Thanks to his huge online fan community, cultivated via extensive blogs and postings, the novel broke into Amazon’s top 75 books for kids ages 9 to 12, she says.

“Its being excerpted, quoted, developed, and discussed online” amongst a growing community of fans, says Raccah. And, she adds with a laugh, “the actual book itself doesn’t even come out for four months.”

As so often with new technology, format wars can hinder its progress. In May 2008, AAP issued a call for industry e-publishing standards in the hopes that hardware and software issues can be ironed out.

Springer, a German publishing house that creates high-end reference books, for instance, must send digital books to Google in one format and to Amazon in another, says director of Global Marketing George Scotti.
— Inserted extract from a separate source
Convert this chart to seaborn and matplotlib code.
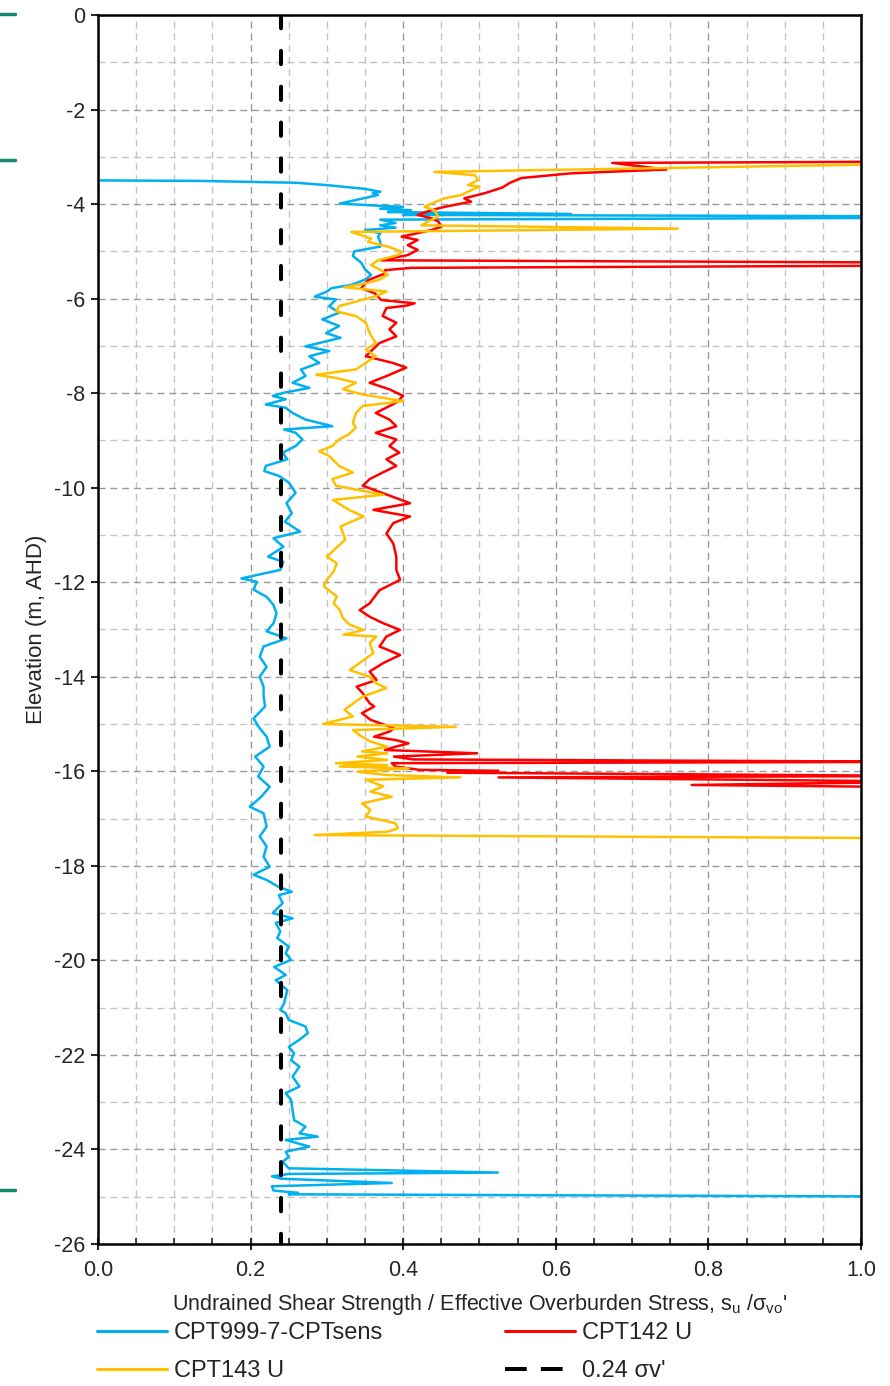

“Once these protocols get figured out and widely adopted,” says Mr. Scotti, “this field is going to take off.”

Of course, for some there will simply never be a substitute for the touch of a heavy manifesto or the fragrance of a newly printed page.

The gadget guys are on that issue already, says AAP’s McCoyd. Indeed, Amazon is expected to announce yet another iteration of its popular Kindle reader at a press conference on Wednesday. Rumor says this version will be bigger, possibly in color, and particularly tailored to the needs of newspaper and periodical reading. McCoyd points out that mimicking the malleability of a newspaper or real book is the next frontier for the digital devices.

For example, the highly anticipated, soon-to-arrive reader from Plastic Logic is expected to be flexible. “So you can bend the pages back, just the way you would with a book,” he says.

This doesn’t move California resident Josh Legere as he strolls amongst the tables of literature at the L.A. Times festival. For him, there is nothing like a pulp-and-print, hold-it-in-your-hands novel.

“I spend all day at my job, at my computer, looking at screens,” says Mr. Legere. “It’s the last thing I want to do when I’m relaxing at home with a great story.”